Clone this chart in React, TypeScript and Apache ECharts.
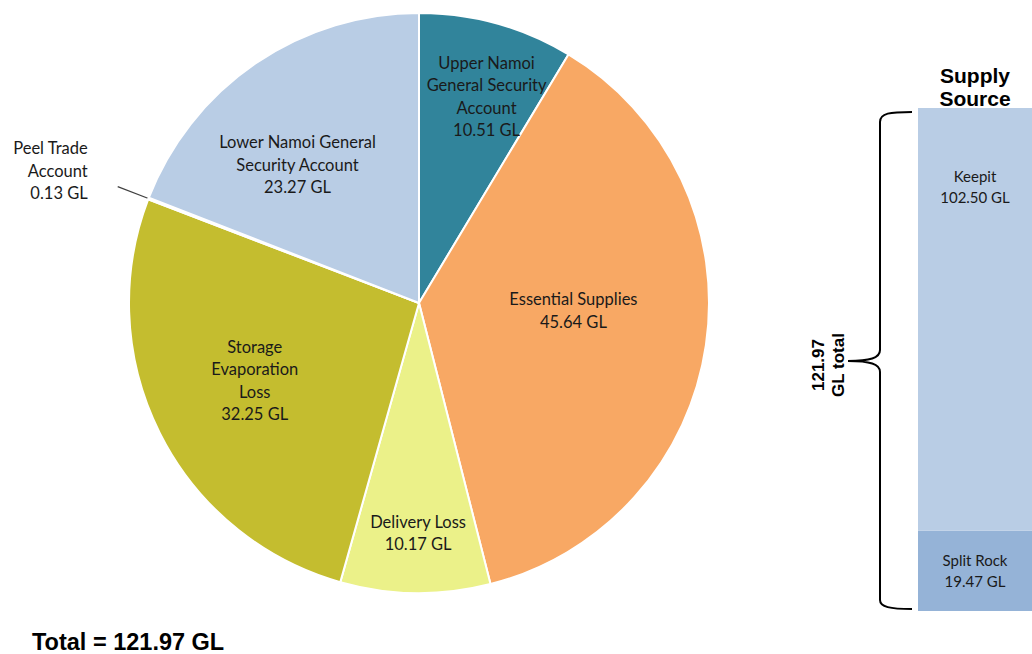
_____
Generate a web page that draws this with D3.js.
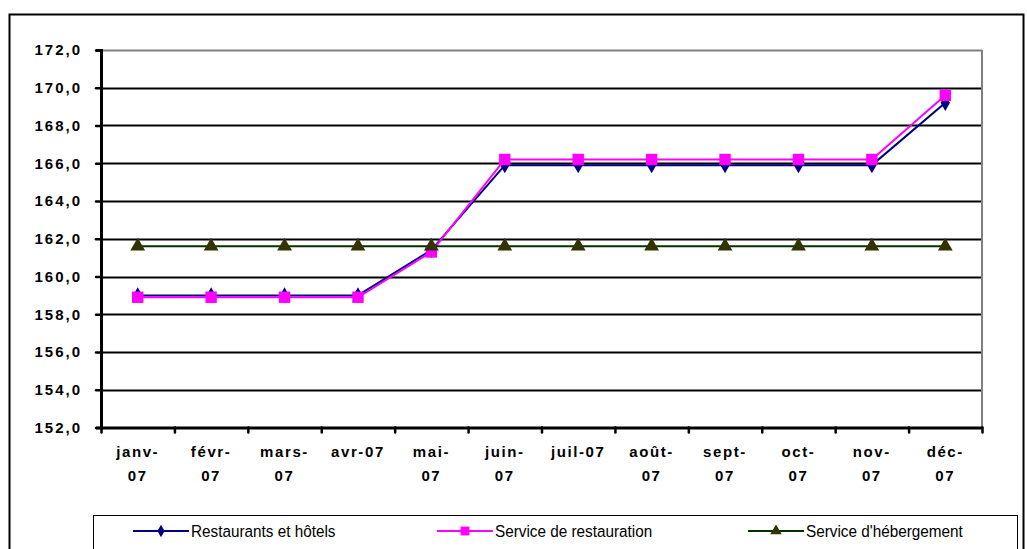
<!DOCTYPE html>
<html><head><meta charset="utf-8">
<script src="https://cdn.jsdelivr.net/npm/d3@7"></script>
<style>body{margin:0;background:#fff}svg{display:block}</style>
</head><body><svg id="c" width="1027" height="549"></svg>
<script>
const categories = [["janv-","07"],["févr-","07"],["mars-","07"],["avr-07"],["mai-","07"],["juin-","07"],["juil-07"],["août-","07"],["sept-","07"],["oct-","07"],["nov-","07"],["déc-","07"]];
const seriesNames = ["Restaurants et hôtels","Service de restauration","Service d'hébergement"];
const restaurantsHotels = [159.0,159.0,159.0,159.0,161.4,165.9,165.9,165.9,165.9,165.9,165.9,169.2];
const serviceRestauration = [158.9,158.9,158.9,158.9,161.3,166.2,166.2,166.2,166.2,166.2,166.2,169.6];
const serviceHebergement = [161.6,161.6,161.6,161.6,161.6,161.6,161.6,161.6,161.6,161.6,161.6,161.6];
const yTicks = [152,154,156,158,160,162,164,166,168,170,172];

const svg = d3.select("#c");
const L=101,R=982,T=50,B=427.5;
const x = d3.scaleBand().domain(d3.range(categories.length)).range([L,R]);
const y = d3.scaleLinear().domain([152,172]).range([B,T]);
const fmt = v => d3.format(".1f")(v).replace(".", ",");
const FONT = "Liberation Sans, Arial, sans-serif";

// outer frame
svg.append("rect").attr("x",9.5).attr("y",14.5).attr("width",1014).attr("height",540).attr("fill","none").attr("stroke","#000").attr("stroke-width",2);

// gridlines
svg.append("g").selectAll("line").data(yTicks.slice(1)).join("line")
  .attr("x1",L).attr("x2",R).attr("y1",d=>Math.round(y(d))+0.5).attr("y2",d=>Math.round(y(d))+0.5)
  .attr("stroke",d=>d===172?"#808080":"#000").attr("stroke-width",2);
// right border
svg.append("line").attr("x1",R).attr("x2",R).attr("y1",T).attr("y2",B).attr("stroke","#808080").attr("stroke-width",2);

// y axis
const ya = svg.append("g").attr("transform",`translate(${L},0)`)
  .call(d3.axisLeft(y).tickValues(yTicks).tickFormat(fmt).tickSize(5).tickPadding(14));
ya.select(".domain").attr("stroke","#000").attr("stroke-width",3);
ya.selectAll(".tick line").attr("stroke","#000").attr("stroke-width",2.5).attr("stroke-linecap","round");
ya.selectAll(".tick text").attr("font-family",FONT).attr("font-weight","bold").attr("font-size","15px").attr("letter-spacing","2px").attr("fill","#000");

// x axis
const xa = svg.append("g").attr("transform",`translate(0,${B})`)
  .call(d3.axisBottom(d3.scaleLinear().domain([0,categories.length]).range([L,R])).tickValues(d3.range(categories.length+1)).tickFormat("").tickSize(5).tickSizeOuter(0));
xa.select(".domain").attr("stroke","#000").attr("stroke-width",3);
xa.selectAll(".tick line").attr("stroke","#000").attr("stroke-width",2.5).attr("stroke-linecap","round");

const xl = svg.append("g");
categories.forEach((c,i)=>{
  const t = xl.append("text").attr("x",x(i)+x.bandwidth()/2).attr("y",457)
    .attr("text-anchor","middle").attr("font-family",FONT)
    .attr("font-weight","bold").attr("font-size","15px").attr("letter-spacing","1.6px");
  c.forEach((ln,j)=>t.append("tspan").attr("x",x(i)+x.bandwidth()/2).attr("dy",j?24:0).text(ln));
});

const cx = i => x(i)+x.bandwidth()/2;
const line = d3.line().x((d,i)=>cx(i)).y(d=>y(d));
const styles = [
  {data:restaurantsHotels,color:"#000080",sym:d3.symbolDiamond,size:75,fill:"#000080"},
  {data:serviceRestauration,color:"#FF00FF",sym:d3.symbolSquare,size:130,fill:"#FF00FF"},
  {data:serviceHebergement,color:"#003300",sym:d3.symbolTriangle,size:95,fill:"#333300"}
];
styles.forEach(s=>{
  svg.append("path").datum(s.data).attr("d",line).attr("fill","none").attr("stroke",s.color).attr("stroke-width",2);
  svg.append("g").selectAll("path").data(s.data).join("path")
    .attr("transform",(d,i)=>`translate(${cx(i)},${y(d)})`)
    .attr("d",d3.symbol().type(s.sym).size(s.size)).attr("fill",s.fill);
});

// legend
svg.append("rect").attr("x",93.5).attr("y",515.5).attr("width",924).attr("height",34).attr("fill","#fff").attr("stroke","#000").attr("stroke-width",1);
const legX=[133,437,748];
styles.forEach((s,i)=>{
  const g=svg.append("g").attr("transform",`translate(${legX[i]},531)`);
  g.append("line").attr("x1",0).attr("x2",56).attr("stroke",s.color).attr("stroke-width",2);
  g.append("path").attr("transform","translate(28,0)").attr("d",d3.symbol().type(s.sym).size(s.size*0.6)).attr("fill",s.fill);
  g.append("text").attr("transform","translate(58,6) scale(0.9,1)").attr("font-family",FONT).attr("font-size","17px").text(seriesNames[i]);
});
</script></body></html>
_____
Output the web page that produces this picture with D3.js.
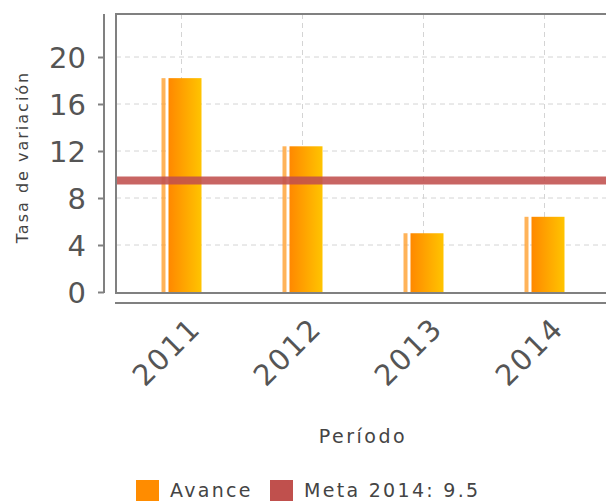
_____
** Problem to solve **
Pick out all lines from the data above in which the word "with" appears.

** Result **
Generate a web page that draws this with D3.js.
Output the web page that produces this picture with D3.js.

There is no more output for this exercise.